Quando la rivedo e al ripresentarsi della dinamica tra di noi, avendo chiaro che non è la stessa fatica rispetto a quella che faccio con mio figlio, posso indagare e il “senso” arriva dopo pochi minuti di silenzio. La mia paziente dice che sì è vero, mi ha sempre tenuto a distanza. Dice che spesso per lei la terapia è stata un sudario perché l’emozione trattenuta le ha richiesto uno sforzo indicibile. Interrogo questa fatica, la sua. Francesca si vergogna di piangere, si vergogna del dolore, si giudica, ma soprattutto ha paura, nonostante sappia che non è possibile che io la possa guardare come se fosse malata, ma non di dolore, di follia come sua madre l’ha sempre guardata: la sofferente che è troppo sofferente, che non è risolta ancora, ora che è adulta. Vittima della sua sofferenza. Una follia da nascondere, da negare, persino alla sua terapeuta che in quell’operazione di transfert diventa la madre a cui dimostrare che ora è grande, adulta e soprattutto è guarita da non si sa quale malattia.

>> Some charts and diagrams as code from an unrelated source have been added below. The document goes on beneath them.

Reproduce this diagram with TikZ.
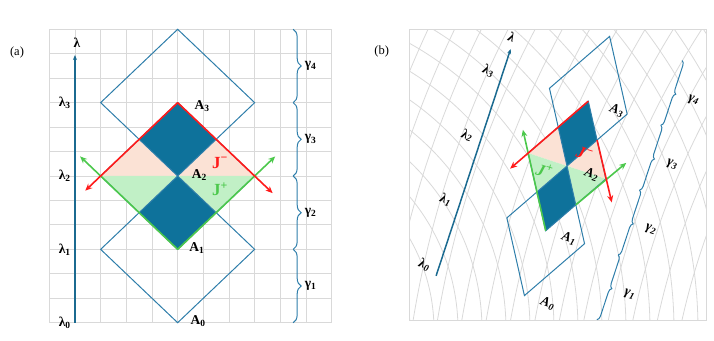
\documentclass[tikz,border=0pt]{standalone}
\usepackage{fontspec}
\setmainfont{Liberation Serif}
\usepackage{tikz}
\usetikzlibrary{arrows.meta}
\usetikzlibrary{decorations.pathreplacing}
\definecolor{gridgray}{HTML}{D9D9D9}
\definecolor{edgeblue}{HTML}{2E7EAA}
\definecolor{darkfill}{HTML}{0E729B}
\definecolor{axisblue}{HTML}{1B6A90}
\definecolor{pinkfill}{HTML}{FBE2D5}
\definecolor{greenfill}{HTML}{C1F0C6}
\definecolor{jred}{HTML}{FF1A1A}
\definecolor{jgreen}{HTML}{4CC84C}
\newcommand{\lamlab}[1]{\textbf{λ}\textsubscript{\textbf{#1}}}
\newcommand{\lamit}[1]{\textbf{\textit{λ}}\textsubscript{\textbf{\textit{#1}}}}
\newcommand{\gamlab}[1]{\textbf{γ}\textsubscript{\textbf{#1}}}
\newcommand{\gamit}[1]{\textbf{\textit{γ}}\textsubscript{\textbf{\textit{#1}}}}
\tikzset{
  gridline/.style={draw=gridgray, line width=0.9pt},
  cell/.style={draw=edgeblue, line width=1pt},
  jarrow/.style={line width=1.6pt, -{Stealth[length=7pt,width=6pt]}},
  axisline/.style={draw=axisblue, line width=1.5pt, -{Stealth[length=5pt,width=4pt]}},
  curly/.style={draw=edgeblue, line width=1pt, decorate, decoration={brace, amplitude=8pt}},
  lab/.style={inner sep=0pt, font=\fontsize{13.5}{15}\selectfont},
  jlab/.style={inner sep=0pt, font=\fontsize{17}{19}\selectfont},
  tag/.style={inner sep=0pt, font=\fontsize{12.5}{14}\selectfont}
}

\begin{document}
\begin{tikzpicture}
  \useasboundingbox (0,0) rectangle (714pt,340pt);

  % panel (a)
  \node[tag] (taga) at (17pt,288pt) {(a)};
  \begin{scope}[shift={(49.3pt,17.3pt)}, x=25.67pt, y=24.45pt]
    \foreach \i in {0,...,11} \draw[gridline] (\i,0) -- (\i,12);
    \foreach \j in {0,...,12} \draw[gridline] (0,\j) -- (11,\j);

    \coordinate (aA0) at (5,0);
    \coordinate (aA1) at (5,3);
    \coordinate (aA2) at (5,6);
    \coordinate (aA3) at (5,9);
    \coordinate (aL) at (2,6);
    \coordinate (aR) at (8,6);
    \coordinate (aUL) at (3.5,7.5);
    \coordinate (aUR) at (6.5,7.5);
    \coordinate (aDL) at (3.5,4.5);
    \coordinate (aDR) at (6.5,4.5);

    \fill[pinkfill] (aL) -- (aUL) -- (aA2) -- cycle (aA2) -- (aUR) -- (aR) -- cycle;
    \fill[greenfill] (aL) -- (aDL) -- (aA2) -- cycle (aA2) -- (aDR) -- (aR) -- cycle;
    \fill[darkfill] (aA3) -- (aUL) -- (aA2) -- (aUR) -- cycle;
    \fill[darkfill] (aA2) -- (aDL) -- (aA1) -- (aDR) -- cycle;
    \foreach \b in {0,3,6}
      \draw[cell] (5,\b) -- (2,\b+3) -- (5,\b+6) -- (8,\b+3) -- cycle;

    \coordinate (aGl) at (1.2,6.8);
    \coordinate (aGr) at (8.8,6.8);
    \coordinate (aRl) at (1.4,5.4);
    \coordinate (aRr) at (8.7,5.3);
    \draw[jarrow, jgreen] (aA1) -- (aGl);
    \draw[jarrow, jgreen] (aA1) -- (aGr);
    \draw[jarrow, jred] (aA3) -- (aRl);
    \draw[jarrow, jred] (aA3) -- (aRr);

    % lambda axis
    \coordinate (aX0) at (1,0);
    \coordinate (aX1) at (1,10.95);
    \draw[axisline] (aX0) -- (aX1);
    \node[lab] (alam) at (1.08,11.45) {\textbf{λ}};
    \foreach \i in {0,...,3}
      \node[lab] (alam\i) at (0.6,3*\i) {\lamlab{\i}};

    \node[lab] (aa0) at (5.8,0.05) {\textbf{A}\textsubscript{\textbf{0}}};
    \node[lab] (aa1) at (5.75,3.05) {\textbf{A}\textsubscript{\textbf{1}}};
    \node[lab] (aa2) at (5.85,6.05) {\textbf{A}\textsubscript{\textbf{2}}};
    \node[lab] (aa3) at (5.95,8.85) {\textbf{A}\textsubscript{\textbf{3}}};
    \node[jlab, text=jred] (ajm) at (6.65,6.55) {\textbf{J}\textsuperscript{\textbf{−}}};
    \node[jlab, text=jgreen] (ajp) at (6.65,5.45) {\textbf{J}\textsuperscript{\textbf{+}}};

    % braces
    \foreach \i/\t in {1/3,2/6,3/9,4/12} {
      \coordinate (agt\i) at (9.5,\t);
      \coordinate (agb\i) at (9.5,\t-3);
      \draw[curly] (agt\i) -- (agb\i);
      \node[lab, anchor=west] (agam\i) at (9.95,\t-1.5) {\gamlab{\i}};
    }
  \end{scope}

  % panel (b)
  \node[tag] (tagb) at (381.7pt,288.3pt) {(b)};
  \coordinate (bSW) at (409.3pt,19.3pt);
  \coordinate (bNE) at (706.7pt,310.7pt);
  \begin{scope}
    \clip (bSW) rectangle (bNE);
    \coordinate (pA) at (250pt,10pt);
    \coordinate (pB) at (1404pt,-143pt);
    \foreach \r in {160,184,...,560} \draw[gridline, line width=0.8pt] (pA) circle[radius=\r pt];
    \foreach \r in {716,740,...,1100} \draw[gridline, line width=0.8pt] (pB) circle[radius=\r pt];
  \end{scope}
  \draw[gridline] (bSW) rectangle (bNE);

  \begin{scope}[shift={(459.65pt,65.9pt)}, x={(12.95pt,-4.3pt)}, y={(7.1pt,21.6pt)}]
    \coordinate (bA0) at (5,0);
    \coordinate (bA1) at (5,3);
    \coordinate (bA2) at (5,6);
    \coordinate (bA3) at (5,9);
    \coordinate (bL) at (2,6);
    \coordinate (bR) at (8,6);
    \coordinate (bUL) at (3.5,7.5);
    \coordinate (bUR) at (6.5,7.5);
    \coordinate (bDL) at (3.5,4.5);
    \coordinate (bDR) at (6.5,4.5);

    \fill[pinkfill] (bL) -- (bUL) -- (bA2) -- cycle (bA2) -- (bUR) -- (bR) -- cycle;
    \fill[greenfill] (bL) -- (bDL) -- (bA2) -- cycle (bA2) -- (bDR) -- (bR) -- cycle;
    \fill[darkfill] (bA3) -- (bUL) -- (bA2) -- (bUR) -- cycle;
    \fill[darkfill] (bA2) -- (bDL) -- (bA1) -- (bDR) -- cycle;
    \foreach \b in {0,3,6}
      \draw[cell] (5,\b) -- (2,\b+3) -- (5,\b+6) -- (8,\b+3) -- cycle;

    \coordinate (bGl) at (1.1,6.9);
    \coordinate (bGr) at (9.05,6.95);
    \coordinate (bRl) at (1.1,5.1);
    \coordinate (bRr) at (8.95,5.1);
    \draw[jarrow, jgreen] (bA1) -- (bGl);
    \draw[jarrow, jgreen] (bDR) -- (bGr);
    \draw[jarrow, jred] (bA3) -- (bRl);
    \draw[jarrow, jred] (bUR) -- (bRr);

    % lambda axis
    \coordinate (bX0) at (-1.6,-0.4);
    \coordinate (bX1) at (-1.6,10.1);
    \draw[axisline] (bX0) -- (bX1);
    \node[lab, rotate=-18] (blam) at (-1.8,10.6) {\textbf{\textit{λ}}};
    \foreach \i in {0,...,3}
      \node[lab, rotate=-18] (blam\i) at (-2.65,3*\i-0.1) {\lamit{\i}};

    \node[lab, rotate=-18] (ba0) at (6.8,0) {\textbf{\textit{A}}\textsubscript{\textbf{\textit{0}}}};
    \node[lab, rotate=-18] (ba1) at (6.8,3) {\textbf{\textit{A}}\textsubscript{\textbf{\textit{1}}}};
    \node[lab, rotate=-18] (ba2) at (6.9,6) {\textbf{\textit{A}}\textsubscript{\textbf{\textit{2}}}};
    \node[lab, rotate=-18] (ba3) at (7.2,9) {\textbf{\textit{A}}\textsubscript{\textbf{\textit{3}}}};
    \node[jlab, rotate=-18, text=jred] (bjm) at (5.95,6.75) {\textbf{\textit{J}}\textsuperscript{\textbf{−}}};
    \node[jlab, rotate=-18, text=jgreen] (bjp) at (3.55,5.5) {\textbf{\textit{J}}\textsuperscript{\textbf{+}}};

    \foreach \i/\t in {1/3,2/6,3/9,4/12} {
      \coordinate (bgt\i) at (10.6,\t);
      \coordinate (bgb\i) at (10.6,\t-3);
      \node[lab, rotate=-18] (bgam\i) at (12.3,\t-1.5) {\gamit{\i}};
    }
  \end{scope}
  % braces of (b), drawn untransformed
  \foreach \i in {1,...,4}
    \draw[curly, decoration={amplitude=4.5pt}] (bgt\i) -- (bgb\i);
\end{tikzpicture}
\end{document}
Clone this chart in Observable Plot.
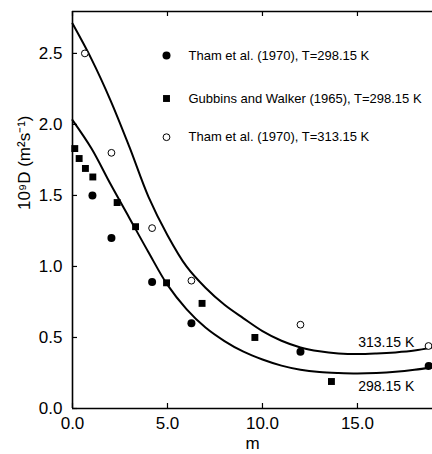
<!DOCTYPE html>
<html>
<head>
<meta charset="utf-8">
<script src="https://cdn.jsdelivr.net/npm/d3@7"></script>
<script src="https://cdn.jsdelivr.net/npm/@observablehq/plot@0.6"></script>
<style>
  html, body { margin: 0; padding: 0; background: #fff; }
  #chart { width: 432px; height: 454px; overflow: hidden; }
</style>
</head>
<body>
<div id="chart"></div>
<script>
// ---- data ----
const m_tham298 = [1.05, 2.05, 4.19, 6.26, 12.0, 18.75];
const D_tham298 = [1.50, 1.20, 0.89, 0.60, 0.40, 0.30];

const m_gubbins = [0.12, 0.35, 0.68, 1.07, 2.35, 3.32, 4.95, 6.82, 9.6, 13.63];
const D_gubbins = [1.83, 1.76, 1.69, 1.63, 1.45, 1.28, 0.885, 0.74, 0.50, 0.19];

const m_tham313 = [0.65, 2.05, 4.19, 6.26, 12.0, 18.74];
const D_tham313 = [2.50, 1.80, 1.27, 0.90, 0.59, 0.44];

const m_fit = [0, 1, 2, 3, 4, 5, 6, 7, 8, 9, 10, 11, 12, 13, 14, 15, 16, 17, 18, 18.95];
const D_fit313 = [2.71, 2.46, 2.17, 1.84, 1.49, 1.22, 1.00, 0.85, 0.73, 0.635, 0.545, 0.477, 0.43, 0.403, 0.388, 0.383, 0.387, 0.395, 0.408, 0.43];
const D_fit298 = [2.03, 1.83, 1.58, 1.34, 1.10, 0.87, 0.70, 0.57, 0.475, 0.40, 0.345, 0.302, 0.273, 0.257, 0.25, 0.247, 0.25, 0.258, 0.272, 0.29];

const curveLabels = ["313.15 K", "298.15 K"];
const curveLabelM = [15.04, 15.04];
const curveLabelD = [0.467, 0.157];

const legendLabels = [
  "Tham et al. (1970), T=298.15 K",
  "Gubbins and Walker (1965), T=298.15 K",
  "Tham et al. (1970), T=313.15 K"
];

const xTicks = [0, 5, 10, 15];
const yTicks = [0, 0.5, 1.0, 1.5, 2.0, 2.5];
const xDomain = [0, 18.95];
const yDomain = [0, 2.795];
const xLabel = "m";
const yLabel = "10⁹D (m²s⁻¹)";

// ---- tables ----
const zip = (xs, ys) => xs.map((x, i) => ({x, y: ys[i]}));
const tham298 = zip(m_tham298, D_tham298);
const gubbins = zip(m_gubbins, D_gubbins);
const tham313 = zip(m_tham313, D_tham313);
const fit313 = zip(m_fit, D_fit313);
const fit298 = zip(m_fit, D_fit298);
const curveLab = curveLabels.map((t, i) => ({t, x: curveLabelM[i], y: curveLabelD[i]}));

const W = 432, H = 454, mL = 72, mT = 11, mB = 46, mR = 0;
const innerW = W - mL - mR, innerH = H - mT - mB;
const font = "Arial, 'Liberation Sans', Helvetica, sans-serif";
const legDx = 94, legTextDx = 116, legDy = [44, 87, 125.7];

const chart = Plot.plot({
  width: W, height: H,
  marginLeft: mL, marginTop: mT, marginBottom: mB, marginRight: mR,
  style: {fontFamily: font, fontSize: "17px", background: "#fff", color: "#000", overflow: "hidden"},
  x: {domain: xDomain},
  y: {domain: yDomain},
  marks: [
    // axes lines
    Plot.ruleX([xDomain[0]], {stroke: "#000", strokeWidth: 1.6}),
    Plot.ruleY([yDomain[0]], {stroke: "#000", strokeWidth: 1.6}),
    Plot.ruleY([yDomain[1]], {stroke: "#000", strokeWidth: 1.6}),
    // inward ticks
    Plot.tickX(xTicks, {x: d => d, insetTop: innerH - 5, stroke: "#000", strokeWidth: 1.2}),
    Plot.tickX(xTicks, {x: d => d, insetBottom: innerH - 5, stroke: "#000", strokeWidth: 1.2}),
    Plot.tickY(yTicks, {y: d => d, insetRight: innerW - 5, stroke: "#000", strokeWidth: 1.2}),
    // tick labels
    Plot.axisX({ticks: xTicks, tickSize: 0, tickPadding: 8, tickFormat: d3.format(".1f"), label: null, fontSize: 17}),
    Plot.axisY({ticks: yTicks, tickSize: 0, tickPadding: 10, tickFormat: d3.format(".1f"), label: null, fontSize: 17}),
    // axis titles
    Plot.text([xLabel], {frameAnchor: "bottom", dy: 40, fontSize: 17}),
    Plot.text([yLabel], {frameAnchor: "left", dx: -48, rotate: -90, fontSize: 17}),
    // fitted curves
    Plot.line(fit313, {x: "x", y: "y", curve: "catmull-rom", stroke: "#000", strokeWidth: 2}),
    Plot.line(fit298, {x: "x", y: "y", curve: "catmull-rom", stroke: "#000", strokeWidth: 2}),
    // data
    Plot.dot(tham298, {x: "x", y: "y", r: 4, fill: "#000", stroke: null}),
    Plot.dot(gubbins, {x: "x", y: "y", symbol: "square", r: 3.9, fill: "#000", stroke: null}),
    Plot.dot(tham313, {x: "x", y: "y", r: 3.4, fill: "#fff", stroke: "#000", strokeWidth: 1}),
    // curve labels
    Plot.text(curveLab, {x: "x", y: "y", text: "t", textAnchor: "start", fontSize: 14}),
    // legend
    Plot.dot([0], {frameAnchor: "top-left", dx: legDx, dy: legDy[0], r: 4, fill: "#000", stroke: null}),
    Plot.dot([0], {frameAnchor: "top-left", dx: legDx, dy: legDy[1], symbol: "square", r: 3.9, fill: "#000", stroke: null}),
    Plot.dot([0], {frameAnchor: "top-left", dx: legDx, dy: legDy[2], r: 3.4, fill: "#fff", stroke: "#000", strokeWidth: 1}),
    Plot.text([legendLabels[0]], {frameAnchor: "top-left", dx: legTextDx, dy: legDy[0], textAnchor: "start", lineAnchor: "middle", fontSize: 13}),
    Plot.text([legendLabels[1]], {frameAnchor: "top-left", dx: legTextDx, dy: legDy[1], textAnchor: "start", lineAnchor: "middle", fontSize: 13}),
    Plot.text([legendLabels[2]], {frameAnchor: "top-left", dx: legTextDx, dy: legDy[2], textAnchor: "start", lineAnchor: "middle", fontSize: 13})
  ]
});
document.getElementById("chart").appendChild(chart);
</script>
</body>
</html>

Mentre ascolto Francesca sento che qualcosa vibra dentro di me, che riconosco il linguaggio. Sento in quale trappola sono caduta. Una trappola che nessuno ha sistemato per farmi cadere ma che è lì da sempre. Metto in sospeso e continuo ad occuparmi di Francesca e sto con lei.
Appena se ne va sto con me e con quel vibrare di prima. Improvvisamente è chiaro in cosa sono stata complice, tanto complice. Ricordo come mi sono sentita davanti al mio terapeuta quando le mie ondate di dolore arrivavano insieme ad un pianto infinito che mi scuoteva e spossava. Ricordo che spesso, dopo essermi concessa questo pianto, mi vergognavo. Tanto. Pensavo a cosa poteva di me pensare il mio dottore. Una folle che ancora sta così male. Mi aspettavo che mi dicesse, che mi suggerisse, di fare un altro mestiere. Credo, e solo ora lo vedo, che probabilmente in quei momenti il mio terapeuta che portava anche il nome di mio padre diventasse dentro di me proprio lui. Mio padre mi diceva che non ero intelligente, che ero matta e che il mio pianto ne era la dimostrazione. Il mio pianto era odioso per lui e insostenibile e non mi rivolgeva la parola quando piangevo. Io ero la figlia debole e stupida mentre lui era il forte anche se dipendeva da sostanze per stare in piedi e tollerare la sua angoscia che io non conoscevo né allora sospettavo.
Ho fatto questo pezzo di lavoro da sola, dopo che Francesca se ne è andata. In realtà l’ho fatto con il mio terapeuta dentro di me. Mi spiace non poterglielo raccontare. Se ne è andato, ma una verità tutta mia dice che i padri, quelli buoni, restano dentro ai figli e continuano a dialogare con loro per sempre. Io non ho un padre così dentro ma ho un terapeuta con cui ancora dialogo e forse lo farò sempre.